LIEUTENANT COLONEL M. C. GRIFFITH-JONES (Junior Counsel for the United Kingdom): If the Tribunal please, it is my duty to present the case against the Defendant Julius Streicher.
Appendix A of the Indictment, that paragraph of the Appendix relating to Streicher, sets out the positions which he held and which I shall prove. It then goes on to allege that he used those positions and his personal influence and his close connection with the Führer in such a manner that he promoted the accession to power of the Nazi conspirators and the consolidation of their control over Germany, as set forth in Count One of the Indictment; that he authorized, directed, and participated in the Crimes against Humanity, set forth in Count Four of the Indictment, including particularly the incitement of the persecution of the Jews, set forth in Count One and Count Four of the Indictment.
My Lord, the case against this defendant can be, perhaps, described by the unofficial title that he assumed for himself as “Jew-baiter Number One.” It is the Prosecution’s case that for the course of some 25 years this man educated the whole of the German people in hatred and that he incited them to the persecution and to the extermination of the Jewish race. He was an accessory to murder, perhaps on a scale never attained before.
With the Tribunal’s permission I propose to prove quite shortly the position and influence that he held and then to refer the Tribunal to several short extracts from his newspapers and from his speeches and then to outline the part that he played in the particular persecutions that occurred against the Jews between the years 1933 and 1945.
My Lord, perhaps before I start, I might say that the document book before the members of the Tribunal is arranged in the order in which I intend to refer to the documents. They are paged and there is an index at the beginning of the book and if the Tribunal have got what is called the trial brief, it is in effect a note of the evidence to which I shall refer and again in the order in which I shall refer to it, which may be of some assistance.
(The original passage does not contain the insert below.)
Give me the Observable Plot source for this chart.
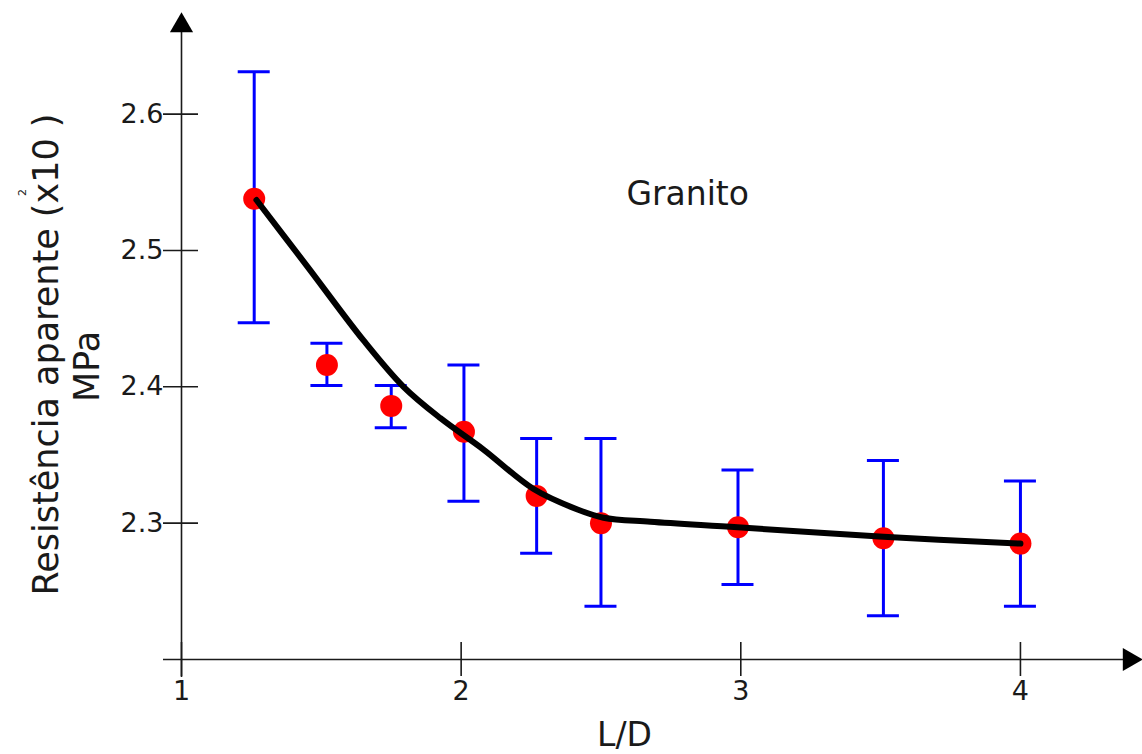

My Lord, this defendant was born in 1885. He became a school teacher in Nuremberg and formed a party of his own, which he called the German Socialist Party. The chief policy of that party, again, was anti-Semitism. In 1922 he handed over his party to Hitler; and there is a glowing account of his generosity which appears in Hitler’s Mein Kampf, which I do not think it worth occupying the time of the Tribunal in reading. It appears as Document M-3, and is the first document in the Tribunal’s document book. The copy of Mein Kampf is already before the Tribunal as Exhibit GB-128.
The appointments that he held in the Party and State were few. From 1921 until 1945 he was a member of the Nazi Party. In 1925 he was appointed Gauleiter of Franconia, and he remained as such until about February of 1940; and from the time that the Nazi Government came into power in 1933 until 1945, he was a member of the Reichstag. In addition to that he held the title of Obergruppenführer in the SA. All that information appears in Document 2975-PS, which is already exhibited as Exhibit Number USA-9, and is the affidavit that he made himself.
The propaganda that he carried out throughout those years was chiefly done through the medium of his newspapers. He was the editor and publisher of the paper called Der Stürmer, which was a weekly journal, from 1922 until 1933; and thereafter the publisher and owner of the paper.
In 1933 he also founded and thereafter, I think, published—certainly was responsible for—the daily newspaper called the Fränkische Tageszeitung.
There were, in addition to that and particularly later, several others, mostly local journals, that he published from Nuremberg.